Cette année, le Metropolitan Opera a convoqué de nombreux talents de France pour les quelques représentations de Manon. Jugez plutôt : Nicolas Testé en Comte des Grieux et le ténor Christophe Mortagne en Guillot dans une production de Laurent Pelly, le tout sous la baguette d’Emmanuel Villaume. Et deux stars figurent en tête d’affiche : Vittorio Grigolo et Diana Damrau.
M. Grigolo est maintenant confortablement installé au Met Opera. La maison lui avait réservé son récital programmé annuellement il y a un an. On a pu aussi l’y entendre dans trois différentes productions ces douze derniers mois. Il nous faut reconnaître que l’énergie et la passion de Grigolo sur scène sont incomparables : son dynamisme, sa mobilité et son allure athlétique contribuent grandement à son interprétation d’un Des Grieux fougueux.
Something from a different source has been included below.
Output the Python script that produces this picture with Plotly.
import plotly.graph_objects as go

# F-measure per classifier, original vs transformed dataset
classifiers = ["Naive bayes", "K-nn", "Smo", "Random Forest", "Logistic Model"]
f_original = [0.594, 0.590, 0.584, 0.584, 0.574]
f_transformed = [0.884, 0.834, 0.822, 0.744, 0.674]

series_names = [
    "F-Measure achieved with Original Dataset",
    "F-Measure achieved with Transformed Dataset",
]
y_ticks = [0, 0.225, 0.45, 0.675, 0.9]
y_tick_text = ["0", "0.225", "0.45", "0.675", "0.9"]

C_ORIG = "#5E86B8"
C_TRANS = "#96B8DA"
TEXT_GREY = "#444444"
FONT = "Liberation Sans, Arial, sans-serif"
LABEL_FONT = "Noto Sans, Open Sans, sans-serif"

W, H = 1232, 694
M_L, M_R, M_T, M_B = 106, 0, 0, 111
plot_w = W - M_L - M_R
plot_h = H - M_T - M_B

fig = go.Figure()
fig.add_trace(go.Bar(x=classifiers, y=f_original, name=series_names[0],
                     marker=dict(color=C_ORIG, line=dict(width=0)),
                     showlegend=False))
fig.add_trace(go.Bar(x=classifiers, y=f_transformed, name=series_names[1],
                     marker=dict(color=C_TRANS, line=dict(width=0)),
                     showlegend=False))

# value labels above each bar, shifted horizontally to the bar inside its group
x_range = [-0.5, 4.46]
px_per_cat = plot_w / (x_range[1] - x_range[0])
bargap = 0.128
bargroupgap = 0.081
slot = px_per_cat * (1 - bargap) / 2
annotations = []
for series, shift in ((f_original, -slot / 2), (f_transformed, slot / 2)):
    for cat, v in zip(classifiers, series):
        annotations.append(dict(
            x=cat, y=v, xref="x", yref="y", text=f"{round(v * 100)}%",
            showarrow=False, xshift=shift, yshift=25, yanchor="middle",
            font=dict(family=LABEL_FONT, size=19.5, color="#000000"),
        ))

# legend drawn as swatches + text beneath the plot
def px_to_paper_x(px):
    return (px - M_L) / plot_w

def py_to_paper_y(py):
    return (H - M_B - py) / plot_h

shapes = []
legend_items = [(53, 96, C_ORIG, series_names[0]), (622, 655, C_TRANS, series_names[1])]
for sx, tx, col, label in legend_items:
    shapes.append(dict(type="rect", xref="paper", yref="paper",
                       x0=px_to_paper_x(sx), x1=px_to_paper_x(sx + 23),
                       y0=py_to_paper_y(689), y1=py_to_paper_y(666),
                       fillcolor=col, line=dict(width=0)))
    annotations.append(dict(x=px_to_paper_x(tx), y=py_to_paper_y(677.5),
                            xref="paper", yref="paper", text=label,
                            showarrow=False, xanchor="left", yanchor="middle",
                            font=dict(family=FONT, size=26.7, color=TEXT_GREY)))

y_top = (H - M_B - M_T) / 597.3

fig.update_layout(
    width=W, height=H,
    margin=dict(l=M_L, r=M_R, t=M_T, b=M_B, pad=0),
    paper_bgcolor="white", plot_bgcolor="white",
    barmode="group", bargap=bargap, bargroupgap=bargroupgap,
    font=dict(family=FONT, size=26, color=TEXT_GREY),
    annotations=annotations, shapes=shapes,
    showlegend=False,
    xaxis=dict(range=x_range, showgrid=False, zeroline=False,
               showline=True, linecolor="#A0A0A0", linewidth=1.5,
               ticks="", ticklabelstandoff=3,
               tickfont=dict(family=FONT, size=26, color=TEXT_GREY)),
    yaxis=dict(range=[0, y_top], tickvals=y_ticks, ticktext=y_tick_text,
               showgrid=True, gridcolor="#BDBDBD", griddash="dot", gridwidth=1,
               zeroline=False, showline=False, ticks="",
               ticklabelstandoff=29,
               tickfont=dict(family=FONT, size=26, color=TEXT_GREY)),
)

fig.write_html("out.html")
Grigolo a longtemps été critiqué pour en faire trop, mais il a manifstement su entendre ses détracteurs. Son jeu depuis maintenant deux ans est plus modéré et parait plus juste. Vocalement, il continue également de progresser, notablement dans ses pianissimi, précis et résonants. Il est un des modèles de ces « nouveaux chanteurs lyriques » : par « nouveaux chanteurs lyriques », j’entends ces chanteurs aux traits fins, au physique soigné, au jeu d’acteur travaillé et intense mais aussi capable de chanter un rôle d’opéra admirablement dans son intégralité. Diana Damrau en fait elle aussi partie.
On l’oublie progressivement mais la soprano allemande a commencé comme coloratura avant de se diriger depuis quelques années vers des rôles de sopranos lyriques, celui de Manon étant l’un d’entre eux. Les deux premiers actes de l’opéra, dans lesquels sa partie tend souvent vers le bas registre l’ont trouvée en difficulté : les notes les plus basses manquaient de projection et beaucoup de phrases se trouvaient couvertes par l’orchestre, malgré les efforts visibles d’Emmanuel Villaume pour réduire le volume de ses musiciens. Damrau paraissait compenser ces difficultés par un jeu d’acteur excessif, ce qui nous laissait craindre pour la suite. Mais après le premier entracte, le troisième acte où la partition de Manon s’envole progressivement vers les aigus nous offrait une Diana Damrau transformée : on retrouvait alors sa magnifique voix et toute l’ampleur de cette dernière.
Les seconds rôles n’ont pas démérité. Une mention spéciale pour Christophe Mortagne et son interprétation franco-française de Guillot. Laurent Pelly voulait manifestement que le rôle du méchant soit comique : quelque-chose que M. Mortagne, grâce notamment à son expérience de l’opérette française, a su parfaitement produire. Dès le deuxième acte, le public riait de chacune de ses apparitions et interventions. Il est vrai que les récitatifs, déclamés dans la plus pure tradition française étaient particulièrement hilarants. Nicolas Testé a interprété le Comte des Grieux de manière très autoritaire. Son timbre sombre mais paradoxalement étincelant parvenait bien à se projeter dans l’immense salle du Met. Russell Braun en Lescaut et Dwayne Croft en Brétigny étaient eux aussi tout à fait en place.
Comme souvent, la mise en scène de Laurent Pelly laisse la priorité à la musique. On ne la trouve jamais imposante, les décors sont aussi légers et fins que les phrases musicales de Massenet et les mouvements de foule et du chœur sont toujours silencieux et parfaitement calqués sur la musique. Il y a cependant un problème majeur : ce spectacle étant une co-production avec La Scala, Covent Garden et le Capitole de Toulouse, les décors ont été créés pour des scènes plus petites que celle du Met et certains semblent un peu perdus au milieu de la scène new-yorkaise. Plus grave, les décors ouverts des actes un, deux, trois et cinq absorbent les voix des chanteurs. En revanche, pendant le quatrième acte, la largeur et la profondeur de la scène sont enfin limitées par des parois qui renvoient les voix des chanteurs : un véritable soulagement. Il est curieux que ce problème n’ait pas été résolu pour la reprise de cette mise en scène.
Damrau et Grigolo formaient un duo magnifique : l’intensité juvénile qu’ils sont également parvenus à incarner via leur personnage est apparue très juste. Au finale, quand Manon meurt enfin dans les bras de Des Grieux, Grigolo a laissé exploser toute la tension et la douleur accumulées pendant les cinq actes dans un cri effrayant, effrayant surtout car ce cri n’était pas chanté mais hurlé, ce qui techniquement pour un chanteur est fort difficile à réaliser et qui montre à quel point le ténor italien est maintenant serein sur cette scène du Met qu’il parait tant aimer. Alors que le rideau se baissait, le public restait stupéfié de ce cri. Tous deux furent ovationnés comme il se devait.